VATICAN CITY -- In a first step toward establishing diplomatic relations, Pope Benedict XVI has named a 57-year-old Vatican diplomat to be a "non-resident pontifical representative" for Vietnam.
Italian Archbishop Leopoldo Girelli, currently Vatican nuncio to Indonesia, was reassigned Jan. 13 to serve as the pope's representative to Vietnam and simultaneously as nuncio in Singapore and apostolic delegate in Malaysia and Brunei (two countries that do not have diplomatic relations with the Vatican).
Girelli, who has been in the Vatican diplomatic corps since 1987, previously served at nunciatures in Cameroon, in New Zealand and in the United States, as well as in the Vatican Secretariat of State. He was ordained a bishop in 2006 when he was named nuncio to Indonesia.

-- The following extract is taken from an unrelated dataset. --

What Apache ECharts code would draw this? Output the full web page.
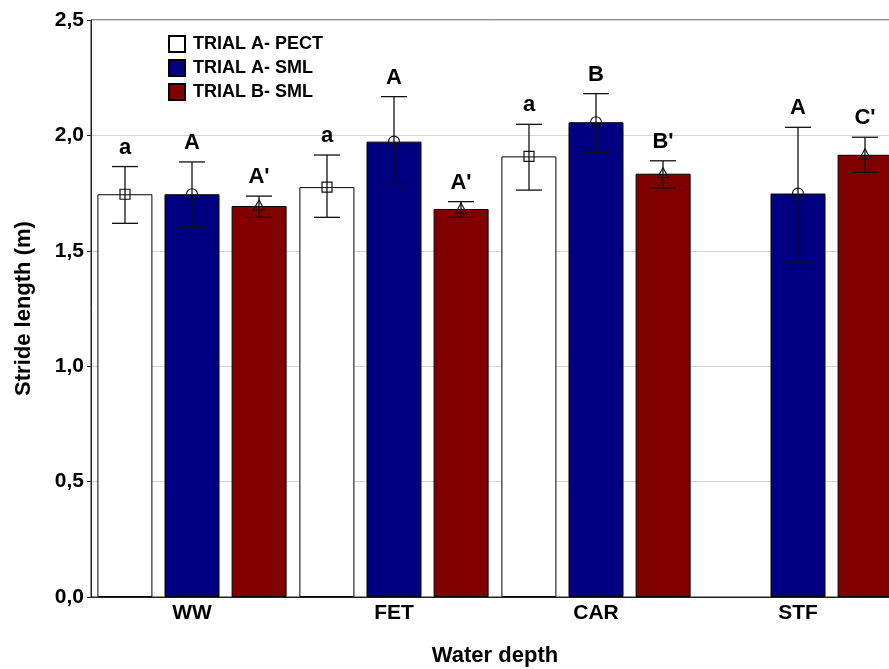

A joint working group formed by the Vatican and Vietnam's communist government announced in June that the two sides were agreed that a papal representative would be named. A statement from the working group said that unlike a nuncio, the representative would not be residing in Vietnam for the time being.
For years, top Vatican diplomats made annual trips to Vietnam to work out details of the church's life in the country, including discussing every potential bishop's appointment with the government. The Vatican always insisted that needing government permission to name a bishop was not normal, but that it could be tolerated temporarily as Vatican-Vietnamese relations improved.

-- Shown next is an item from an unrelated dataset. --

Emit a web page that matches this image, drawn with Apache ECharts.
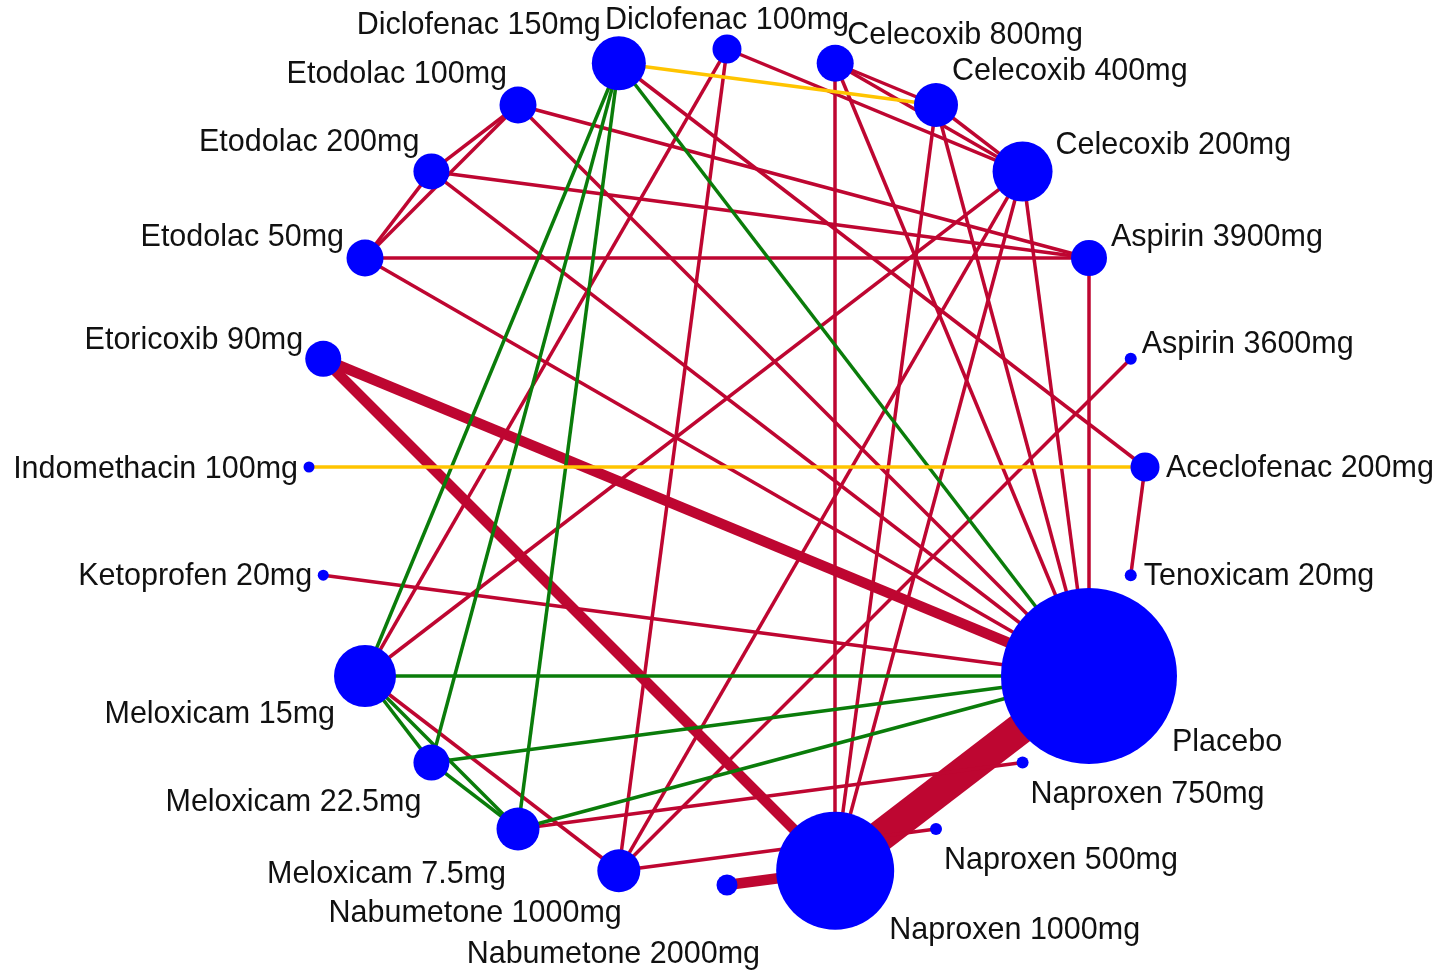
<!DOCTYPE html>
<html>
<head>
<meta charset="utf-8">
<title>Network plot</title>
<script src="https://cdn.jsdelivr.net/npm/echarts@6/dist/echarts.min.js"></script>
<style>
  html, body { margin: 0; padding: 0; background: #fff; }
  #chart { width: 1450px; height: 970px; }
</style>
</head>
<body>
<div id="chart"></div>
<script>
// treatments in order round the circle, clockwise from 3 o'clock
var treatments = [
    'Aceclofenac 200mg', 'Tenoxicam 20mg', 'Placebo', 'Naproxen 750mg',
    'Naproxen 500mg', 'Naproxen 1000mg', 'Nabumetone 2000mg', 'Nabumetone 1000mg',
    'Meloxicam 7.5mg', 'Meloxicam 22.5mg', 'Meloxicam 15mg', 'Ketoprofen 20mg',
    'Indomethacin 100mg', 'Etoricoxib 90mg', 'Etodolac 50mg', 'Etodolac 200mg',
    'Etodolac 100mg', 'Diclofenac 150mg', 'Diclofenac 100mg', 'Celecoxib 800mg',
    'Celecoxib 400mg', 'Celecoxib 200mg', 'Aspirin 3900mg', 'Aspirin 3600mg'
];
// node weight (circle size)
var nodeWeight = [29, 12, 176, 12, 12, 118, 21, 43, 43, 36, 62, 11,
                  11, 36, 37, 36, 37, 54, 29, 37, 44, 60, 36, 12];

// direct comparisons: [from, to, number of studies, group]
var comparisons = [
    ['Naproxen 1000mg', 'Placebo', 9, 'red'],
    ['Etoricoxib 90mg', 'Placebo', 3, 'red'],
    ['Etoricoxib 90mg', 'Naproxen 1000mg', 3, 'red'],
    ['Nabumetone 2000mg', 'Naproxen 1000mg', 3, 'red'],
    ['Aceclofenac 200mg', 'Tenoxicam 20mg', 1, 'red'],
    ['Diclofenac 150mg', 'Aceclofenac 200mg', 1, 'red'],
    ['Meloxicam 15mg', 'Nabumetone 1000mg', 1, 'red'],
    ['Meloxicam 15mg', 'Diclofenac 100mg', 1, 'red'],
    ['Meloxicam 15mg', 'Celecoxib 200mg', 1, 'red'],
    ['Meloxicam 7.5mg', 'Naproxen 750mg', 1, 'red'],
    ['Nabumetone 1000mg', 'Diclofenac 100mg', 1, 'red'],
    ['Nabumetone 1000mg', 'Celecoxib 200mg', 1, 'red'],
    ['Nabumetone 1000mg', 'Aspirin 3600mg', 1, 'red'],
    ['Nabumetone 1000mg', 'Naproxen 500mg', 1, 'red'],
    ['Naproxen 1000mg', 'Celecoxib 800mg', 1, 'red'],
    ['Naproxen 1000mg', 'Celecoxib 400mg', 1, 'red'],
    ['Naproxen 1000mg', 'Celecoxib 200mg', 1, 'red'],
    ['Placebo', 'Celecoxib 800mg', 1, 'red'],
    ['Placebo', 'Celecoxib 400mg', 1, 'red'],
    ['Placebo', 'Celecoxib 200mg', 1, 'red'],
    ['Placebo', 'Aspirin 3900mg', 1, 'red'],
    ['Placebo', 'Ketoprofen 20mg', 1, 'red'],
    ['Placebo', 'Etodolac 50mg', 1, 'red'],
    ['Placebo', 'Etodolac 200mg', 1, 'red'],
    ['Placebo', 'Etodolac 100mg', 1, 'red'],
    ['Etodolac 50mg', 'Etodolac 200mg', 1, 'red'],
    ['Etodolac 50mg', 'Etodolac 100mg', 1, 'red'],
    ['Etodolac 200mg', 'Etodolac 100mg', 1, 'red'],
    ['Etodolac 50mg', 'Aspirin 3900mg', 1, 'red'],
    ['Etodolac 200mg', 'Aspirin 3900mg', 1, 'red'],
    ['Etodolac 100mg', 'Aspirin 3900mg', 1, 'red'],
    ['Diclofenac 100mg', 'Celecoxib 200mg', 1, 'red'],
    ['Celecoxib 800mg', 'Celecoxib 400mg', 1, 'red'],
    ['Celecoxib 800mg', 'Celecoxib 200mg', 1, 'red'],
    ['Celecoxib 400mg', 'Celecoxib 200mg', 1, 'red'],
    ['Diclofenac 150mg', 'Meloxicam 15mg', 1, 'green'],
    ['Diclofenac 150mg', 'Meloxicam 22.5mg', 1, 'green'],
    ['Diclofenac 150mg', 'Meloxicam 7.5mg', 1, 'green'],
    ['Diclofenac 150mg', 'Placebo', 1, 'green'],
    ['Meloxicam 15mg', 'Placebo', 1, 'green'],
    ['Meloxicam 22.5mg', 'Placebo', 1, 'green'],
    ['Meloxicam 7.5mg', 'Placebo', 1, 'green'],
    ['Meloxicam 15mg', 'Meloxicam 22.5mg', 1, 'green'],
    ['Meloxicam 15mg', 'Meloxicam 7.5mg', 1, 'green'],
    ['Meloxicam 22.5mg', 'Meloxicam 7.5mg', 1, 'green'],
    ['Indomethacin 100mg', 'Aceclofenac 200mg', 1, 'yellow'],
    ['Diclofenac 150mg', 'Celecoxib 400mg', 1, 'yellow']
];

// styles
var groupColor = { red: '#BE0631', green: '#0A7C0A', yellow: '#FFC400' };
var widthPerStudy = 3.5;
// label anchor: [align, dx, dy] from node centre
var labelPlace = {
    'Aceclofenac 200mg': ['left', 21, 2],
    'Tenoxicam 20mg': ['left', 13, 1],
    'Placebo': ['left', 83, 67],
    'Naproxen 750mg': ['left', 8, 32],
    'Naproxen 500mg': ['left', 8, 32],
    'Naproxen 1000mg': ['left', 54, 60],
    'Nabumetone 2000mg': ['right', 33, 70],
    'Nabumetone 1000mg': ['right', 3, 43],
    'Meloxicam 7.5mg': ['right', -12, 46],
    'Meloxicam 22.5mg': ['right', -10, 40],
    'Meloxicam 15mg': ['right', -30, 39],
    'Ketoprofen 20mg': ['right', -11, 1],
    'Indomethacin 100mg': ['right', -11, 3],
    'Etoricoxib 90mg': ['right', -20, -18],
    'Etodolac 50mg': ['right', -21, -20],
    'Etodolac 200mg': ['right', -12, -29],
    'Etodolac 100mg': ['right', -11, -30],
    'Diclofenac 150mg': ['right', -18, -38],
    'Diclofenac 100mg': ['center', 0, -28],
    'Celecoxib 800mg': ['left', 12, -28],
    'Celecoxib 400mg': ['left', 16, -33],
    'Celecoxib 200mg': ['left', 33, -26],
    'Aspirin 3900mg': ['left', 22, -20],
    'Aspirin 3600mg': ['left', 11, -14]
};

var chart = echarts.init(document.getElementById('chart'));

var nodes = treatments.map(function (name, i) {
    var lp = labelPlace[name];
    return {
        name: name,
        value: [1, i],
        symbolSize: nodeWeight[i],
        label: {
            show: true,
            position: 'inside',
            align: lp[0],
            verticalAlign: 'middle',
            offset: [lp[1], lp[2]]
        }
    };
});

var links = comparisons.map(function (c) {
    return {
        source: c[0],
        target: c[1],
        lineStyle: {
            color: groupColor[c[3]],
            width: c[2] * widthPerStudy,
            opacity: 1
        }
    };
});

var option = {
    animation: false,
    backgroundColor: '#fff',
    polar: { center: [727, 467], radius: 418 },
    angleAxis: {
        type: 'category',
        data: treatments,
        startAngle: 0,
        clockwise: true,
        boundaryGap: false,
        show: false
    },
    radiusAxis: { type: 'value', min: 0, max: 1, show: false },
    series: [
        {
            type: 'graph',
            coordinateSystem: 'polar',
            layout: 'none',
            symbol: 'circle',
            itemStyle: { color: '#0000FF' },
            label: {
                color: '#111',
                fontSize: 30.5,
                fontFamily: '"Liberation Sans", Arial, sans-serif'
            },
            emphasis: { disabled: true },
            data: nodes,
            links: links,
            z: 2
        }
    ]
};

chart.setOption(option);
</script>
</body>
</html>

In a formal address Jan. 10 to the diplomatic corps accredited to the Vatican, Pope Benedict said the agreement to name a representative to Vietnam was one sign of improved religious freedom in the world.
The pope sent Cardinal Ivan Dias, prefect of the Congregation for the Evangelization of Peoples, to Vietnam in early January for celebrations marking the 50th anniversary of the establishment of the Vietnamese hierarchy.
Dias underlined the fact that the pope hoped for improved diplomatic relations and a chance for the Catholic Church to contribute to the good of Vietnam, particularly through education, health care and social work.
Addressing government representatives Jan. 5 at the Shrine of Our Lady of La Vang, the cardinal expressed his hopes that they "would not fail to ensure full religious freedom, create favorable conditions for religious organizations and for all those who publicly profess and practice their faith, whatever their belief."
The cardinal said the church and the government were like a mother and a father in a family, each having a specific role, but needing to work together "for the good of their children," Rome-based AsiaNews reported.